## Task to carry out:
Extract everything from the first line through the line with "const altTicks = [15, 20, 25, 30, 35];", both ends included, except for any pictures.

## Dataset excerpt:
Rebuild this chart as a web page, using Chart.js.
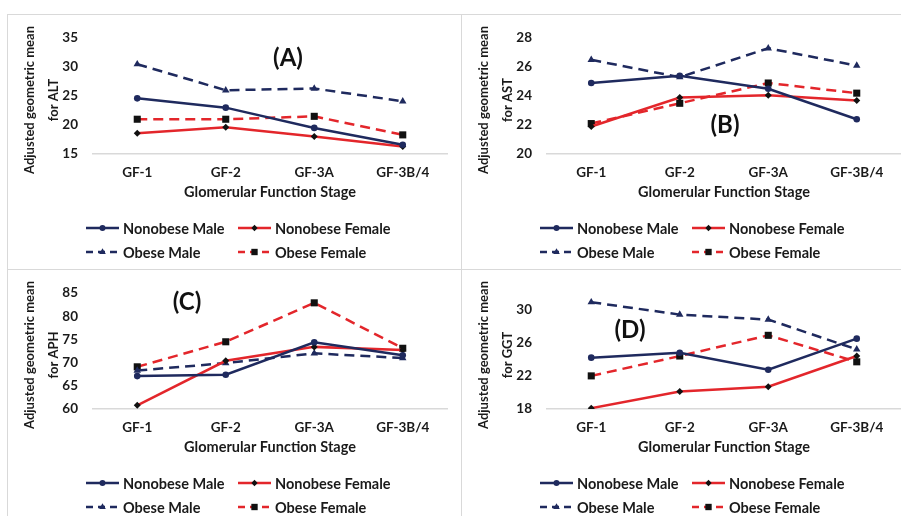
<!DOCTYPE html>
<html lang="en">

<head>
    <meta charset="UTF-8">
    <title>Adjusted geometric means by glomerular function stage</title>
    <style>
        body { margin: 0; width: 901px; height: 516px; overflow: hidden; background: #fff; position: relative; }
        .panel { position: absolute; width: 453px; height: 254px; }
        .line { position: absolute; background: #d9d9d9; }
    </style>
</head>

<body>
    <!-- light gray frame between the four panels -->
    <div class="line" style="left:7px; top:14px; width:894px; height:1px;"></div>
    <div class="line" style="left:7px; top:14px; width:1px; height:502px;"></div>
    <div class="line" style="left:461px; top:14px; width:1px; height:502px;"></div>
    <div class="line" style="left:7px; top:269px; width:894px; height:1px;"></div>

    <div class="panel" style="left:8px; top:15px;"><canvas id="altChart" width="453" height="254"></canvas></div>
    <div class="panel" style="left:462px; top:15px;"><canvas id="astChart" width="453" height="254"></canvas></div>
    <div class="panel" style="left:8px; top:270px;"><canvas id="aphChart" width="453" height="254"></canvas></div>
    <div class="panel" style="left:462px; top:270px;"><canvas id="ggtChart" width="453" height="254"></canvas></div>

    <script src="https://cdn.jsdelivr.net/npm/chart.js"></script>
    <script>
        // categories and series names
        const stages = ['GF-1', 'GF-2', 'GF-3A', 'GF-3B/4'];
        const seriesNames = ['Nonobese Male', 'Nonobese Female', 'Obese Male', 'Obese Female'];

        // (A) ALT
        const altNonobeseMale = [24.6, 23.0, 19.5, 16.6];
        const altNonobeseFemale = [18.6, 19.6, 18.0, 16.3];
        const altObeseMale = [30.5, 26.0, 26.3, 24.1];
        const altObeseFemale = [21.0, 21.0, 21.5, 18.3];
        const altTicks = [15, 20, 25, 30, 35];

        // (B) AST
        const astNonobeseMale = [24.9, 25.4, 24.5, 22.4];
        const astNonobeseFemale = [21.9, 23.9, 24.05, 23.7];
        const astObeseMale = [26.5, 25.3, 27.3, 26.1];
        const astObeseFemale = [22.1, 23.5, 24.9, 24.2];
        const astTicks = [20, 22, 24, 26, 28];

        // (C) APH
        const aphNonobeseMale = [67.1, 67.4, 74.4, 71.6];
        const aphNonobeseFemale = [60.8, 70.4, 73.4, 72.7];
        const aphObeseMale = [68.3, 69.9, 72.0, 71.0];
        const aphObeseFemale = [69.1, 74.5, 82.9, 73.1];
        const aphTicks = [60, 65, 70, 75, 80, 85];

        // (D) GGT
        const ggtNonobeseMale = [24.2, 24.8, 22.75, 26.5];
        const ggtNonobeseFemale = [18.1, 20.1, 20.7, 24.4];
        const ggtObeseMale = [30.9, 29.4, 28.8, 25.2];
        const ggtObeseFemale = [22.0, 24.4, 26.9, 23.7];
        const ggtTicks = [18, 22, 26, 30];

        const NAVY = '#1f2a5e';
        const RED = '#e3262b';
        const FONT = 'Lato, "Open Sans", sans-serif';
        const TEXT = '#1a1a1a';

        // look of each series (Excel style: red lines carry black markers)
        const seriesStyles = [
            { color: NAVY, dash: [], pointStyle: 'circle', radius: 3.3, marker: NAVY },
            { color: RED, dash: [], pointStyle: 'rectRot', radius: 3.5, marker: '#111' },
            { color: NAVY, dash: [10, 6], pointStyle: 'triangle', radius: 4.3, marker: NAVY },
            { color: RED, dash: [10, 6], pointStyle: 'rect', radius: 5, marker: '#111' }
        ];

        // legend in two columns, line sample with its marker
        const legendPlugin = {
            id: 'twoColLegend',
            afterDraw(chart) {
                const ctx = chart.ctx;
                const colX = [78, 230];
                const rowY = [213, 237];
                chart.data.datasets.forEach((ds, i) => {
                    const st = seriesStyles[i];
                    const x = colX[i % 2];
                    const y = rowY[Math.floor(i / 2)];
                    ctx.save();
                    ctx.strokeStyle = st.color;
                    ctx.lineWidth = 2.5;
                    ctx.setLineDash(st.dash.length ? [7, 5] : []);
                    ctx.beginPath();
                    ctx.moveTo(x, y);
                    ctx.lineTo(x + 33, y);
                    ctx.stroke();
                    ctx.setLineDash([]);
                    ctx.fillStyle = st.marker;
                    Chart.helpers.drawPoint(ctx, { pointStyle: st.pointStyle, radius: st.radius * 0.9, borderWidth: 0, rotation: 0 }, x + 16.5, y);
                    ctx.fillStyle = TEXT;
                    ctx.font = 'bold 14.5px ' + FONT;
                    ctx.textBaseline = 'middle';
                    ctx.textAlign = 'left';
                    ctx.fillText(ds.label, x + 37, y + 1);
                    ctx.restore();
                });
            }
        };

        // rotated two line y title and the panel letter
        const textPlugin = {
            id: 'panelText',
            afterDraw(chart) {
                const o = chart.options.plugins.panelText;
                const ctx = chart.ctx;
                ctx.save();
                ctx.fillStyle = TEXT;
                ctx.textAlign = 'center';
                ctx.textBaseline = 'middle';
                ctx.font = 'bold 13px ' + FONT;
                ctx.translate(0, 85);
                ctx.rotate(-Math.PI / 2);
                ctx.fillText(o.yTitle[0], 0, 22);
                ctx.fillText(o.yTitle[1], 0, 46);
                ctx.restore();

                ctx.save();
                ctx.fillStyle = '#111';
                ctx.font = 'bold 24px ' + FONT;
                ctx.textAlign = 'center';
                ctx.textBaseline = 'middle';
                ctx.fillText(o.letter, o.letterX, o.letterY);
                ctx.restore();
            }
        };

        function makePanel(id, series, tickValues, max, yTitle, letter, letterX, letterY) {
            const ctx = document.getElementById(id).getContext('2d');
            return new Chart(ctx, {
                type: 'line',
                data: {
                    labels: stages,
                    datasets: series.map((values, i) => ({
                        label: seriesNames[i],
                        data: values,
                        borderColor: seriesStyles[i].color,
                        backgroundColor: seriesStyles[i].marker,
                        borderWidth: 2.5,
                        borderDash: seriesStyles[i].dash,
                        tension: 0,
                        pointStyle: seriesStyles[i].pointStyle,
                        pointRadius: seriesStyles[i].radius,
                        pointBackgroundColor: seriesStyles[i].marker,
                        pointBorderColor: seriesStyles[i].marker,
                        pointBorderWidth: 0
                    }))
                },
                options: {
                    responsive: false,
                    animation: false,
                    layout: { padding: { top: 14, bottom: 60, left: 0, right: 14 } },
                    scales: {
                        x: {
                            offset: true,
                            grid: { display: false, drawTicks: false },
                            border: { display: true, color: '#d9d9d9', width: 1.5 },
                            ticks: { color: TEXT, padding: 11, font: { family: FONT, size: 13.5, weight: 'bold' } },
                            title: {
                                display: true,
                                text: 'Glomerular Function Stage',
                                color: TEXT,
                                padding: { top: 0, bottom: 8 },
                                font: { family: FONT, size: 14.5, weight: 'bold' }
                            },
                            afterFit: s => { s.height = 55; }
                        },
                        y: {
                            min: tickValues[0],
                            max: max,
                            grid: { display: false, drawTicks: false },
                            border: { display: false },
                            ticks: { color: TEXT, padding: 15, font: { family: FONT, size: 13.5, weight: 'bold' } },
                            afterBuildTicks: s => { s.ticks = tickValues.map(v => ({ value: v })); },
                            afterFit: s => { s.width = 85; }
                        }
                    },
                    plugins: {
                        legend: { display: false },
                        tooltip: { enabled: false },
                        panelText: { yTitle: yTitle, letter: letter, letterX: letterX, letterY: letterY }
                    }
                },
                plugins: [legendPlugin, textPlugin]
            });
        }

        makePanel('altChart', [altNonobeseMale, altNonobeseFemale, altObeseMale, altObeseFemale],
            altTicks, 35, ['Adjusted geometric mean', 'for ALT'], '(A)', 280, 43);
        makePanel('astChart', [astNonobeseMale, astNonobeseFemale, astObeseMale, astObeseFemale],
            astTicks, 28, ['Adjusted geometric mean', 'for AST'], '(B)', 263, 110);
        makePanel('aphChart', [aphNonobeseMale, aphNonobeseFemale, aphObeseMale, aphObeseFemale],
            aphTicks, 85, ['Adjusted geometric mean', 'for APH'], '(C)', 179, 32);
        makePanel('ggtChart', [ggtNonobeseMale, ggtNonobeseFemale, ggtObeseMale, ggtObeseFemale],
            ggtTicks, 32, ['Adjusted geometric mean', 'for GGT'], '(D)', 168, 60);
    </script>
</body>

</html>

## Reply to the task:
Rebuild this chart as a web page, using Chart.js.
<!DOCTYPE html>
<html lang="en">

<head>
    <meta charset="UTF-8">
    <title>Adjusted geometric means by glomerular function stage</title>
    <style>
        body { margin: 0; width: 901px; height: 516px; overflow: hidden; background: #fff; position: relative; }
        .panel { position: absolute; width: 453px; height: 254px; }
        .line { position: absolute; background: #d9d9d9; }
    </style>
</head>

<body>
    <!-- light gray frame between the four panels -->
    <div class="line" style="left:7px; top:14px; width:894px; height:1px;"></div>
    <div class="line" style="left:7px; top:14px; width:1px; height:502px;"></div>
    <div class="line" style="left:461px; top:14px; width:1px; height:502px;"></div>
    <div class="line" style="left:7px; top:269px; width:894px; height:1px;"></div>

    <div class="panel" style="left:8px; top:15px;"><canvas id="altChart" width="453" height="254"></canvas></div>
    <div class="panel" style="left:462px; top:15px;"><canvas id="astChart" width="453" height="254"></canvas></div>
    <div class="panel" style="left:8px; top:270px;"><canvas id="aphChart" width="453" height="254"></canvas></div>
    <div class="panel" style="left:462px; top:270px;"><canvas id="ggtChart" width="453" height="254"></canvas></div>

    <script src="https://cdn.jsdelivr.net/npm/chart.js"></script>
    <script>
        // categories and series names
        const stages = ['GF-1', 'GF-2', 'GF-3A', 'GF-3B/4'];
        const seriesNames = ['Nonobese Male', 'Nonobese Female', 'Obese Male', 'Obese Female'];

        // (A) ALT
        const altNonobeseMale = [24.6, 23.0, 19.5, 16.6];
        const altNonobeseFemale = [18.6, 19.6, 18.0, 16.3];
        const altObeseMale = [30.5, 26.0, 26.3, 24.1];
        const altObeseFemale = [21.0, 21.0, 21.5, 18.3];
        const altTicks = [15, 20, 25, 30, 35];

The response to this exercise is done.